8月1日、和歌山県みなべ町にある鹿島神社(地図)の奉納花火祭がありましたが、興味深い現象がこの祭りの起源になっているようです。「1707(宝永4)年の大地震で津波が押し寄せた際、鹿島から怪火が現れて押し寄せる高波を東西に分け、南部浦は波静かで被害が少なかった」:
鹿島神社は明治時代に現在の場所に移されたもので、大地震のあったときには沖合の島に鎮座していたとのことです。
宝永年間の大地震だけでなく、嘉永年間の大地震でも同様の現象があったと伝承されているようです。「宝永・嘉永の大地震が発生したおり、南部湾に大津波が押し寄せて来た、その時湾内にある鹿島に鎮座する鹿島神社から怪火が現われて津波を東と西の二つに導いて南部の町をすくった」、「鹿島神社奉納花火祭は、その昔、鹿島から光の玉が現れ、大地震の津波災害から村を救ったことに感謝を捧げる為に宝永5年から始まった」:
地震の前や揺れている最中に発光現象や発光体が現れたとする証言は少なくありません。1944年12月7日に発生した東南海地震(M7.9)でもいくつか記録されています。『地震前兆現象 予知のためのデータ・ベース』(力武常次、東京大学出版会、1986)から2件引用します:
- 名古屋では前夜光体の南方へ飛ぶのを見たといふ。(名古屋市、地震の18時間前、中央気象台『東南海大地震調査概報』)
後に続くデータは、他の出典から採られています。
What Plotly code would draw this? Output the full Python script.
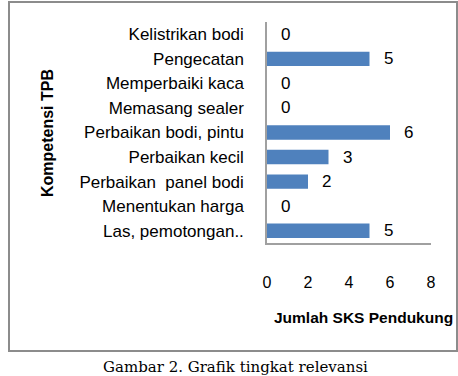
import plotly.graph_objects as go

categories = [
    "Las, pemotongan..",
    "Menentukan harga",
    "Perbaikan  panel bodi",
    "Perbaikan kecil",
    "Perbaikan bodi, pintu",
    "Memasang sealer",
    "Memperbaiki kaca",
    "Pengecatan",
    "Kelistrikan bodi",
]
values = [5, 0, 2, 3, 6, 0, 0, 5, 0]
x_ticks = [0, 2, 4, 6, 8]

W, H = 458, 376
L, R, T, B = 267, 431, 22, 243
pw, ph = R - L, B - T

def px(x):
    return (x - L) / pw

def py(y):
    return (B - y) / ph

font_main = "Liberation Sans, Arial, sans-serif"

fig = go.Figure()
fig.add_trace(go.Bar(
    x=values, y=categories, orientation="h",
    marker=dict(color="#4f81bd", line=dict(width=0)),
    hoverinfo="x+y",
))

annotations = []
for c, v in zip(categories, values):
    annotations.append(dict(
        x=v, y=c, xref="x", yref="y", text=str(v), showarrow=False,
        xanchor="left", yanchor="middle", xshift=12,
        font=dict(family=font_main, size=17, color="#000"),
    ))

annotations.append(dict(
    x=px(47), y=py(133), xref="paper", yref="paper", text="<b>Kompetensi TPB</b>",
    textangle=-90, showarrow=False, xanchor="center", yanchor="middle",
    font=dict(family=font_main, size=16, color="#000"),
))
annotations.append(dict(
    x=px(272), y=py(317), xref="paper", yref="paper", text="<b>Jumlah SKS Pendukung</b>",
    showarrow=False, xanchor="left", yanchor="middle",
    font=dict(family=font_main, size=15.5, color="#000"),
))
annotations.append(dict(
    x=px(235), y=py(356), xref="paper", yref="paper", text="Gambar 2. Grafik tingkat relevansi",
    showarrow=False, xanchor="center", yanchor="top",
    font=dict(family="DejaVu Serif, serif", size=15, color="#000"),
))

fig.update_layout(
    width=W, height=H,
    margin=dict(l=L, r=W - R, t=T, b=H - B, pad=0),
    paper_bgcolor="white", plot_bgcolor="white",
    showlegend=False,
    bargap=0.415,
    annotations=annotations,
    shapes=[dict(
        type="rect", xref="paper", yref="paper",
        x0=px(9), x1=px(457), y0=py(351), y1=py(2),
        line=dict(color="#8c8c8c", width=2), fillcolor="rgba(0,0,0,0)", layer="below",
    )],
    xaxis=dict(
        range=[0, 8], tickvals=x_ticks, ticktext=[str(t) for t in x_ticks],
        showgrid=False, zeroline=False, showline=True, linecolor="#a0a0a0", linewidth=1.5,
        ticks="", ticklabelstandoff=24,
        tickfont=dict(family=font_main, size=16, color="#000"),
    ),
    yaxis=dict(
        type="category", categoryorder="array", categoryarray=categories,
        range=[-0.5, len(categories) - 0.5],
        showgrid=False, zeroline=False, showline=True, linecolor="#a0a0a0", linewidth=1.5,
        ticks="", ticklabelstandoff=18,
        tickfont=dict(family=font_main, size=17, color="#000"),
    ),
)

fig.write_html("out.html")
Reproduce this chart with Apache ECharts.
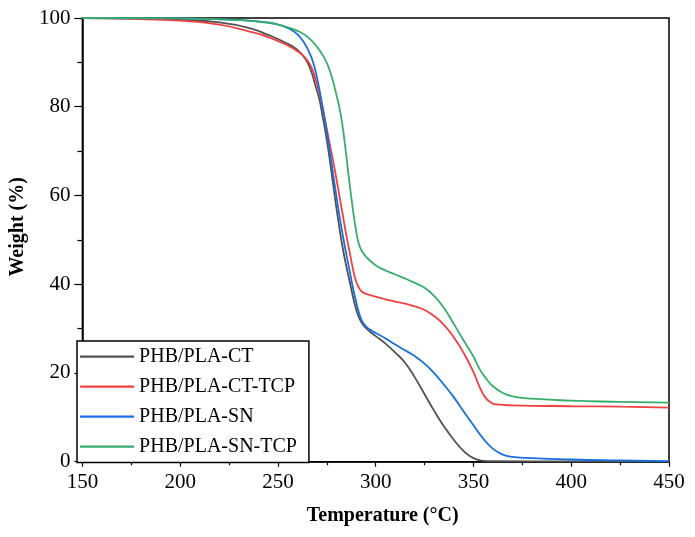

- 夕方うす暗くなってからの時刻、国鉄東海道線天竜川駅前広場から見た。北方100~350mぐらいの感じ、高さ100mぐらい。光の残る感じ (中略) 火の玉が東から西へと動く。色はオレンジがかった赤、大きな鳥が飛ぶような感じで動いた。頭部の直径は30cmぐらい 100~150m動き、30秒~1分間で消えた。列車が遅れ100人ぐらいの乗客が騒ぎながら見たので私一人の錯覚ではない。 (浜松市天竜川駅前広場、地震の20時間前)
私の想像ですが、大地震の前か揺れている最中に鹿島神社のあった島の方向に発光体が現れたことと、神社があった島によって押し寄せてくる津波が遮られ東西に分かれたために、南部湾の一帯は津波の被害が軽かったこととが関連づけられて伝承が生まれた、ということではないでしょうか。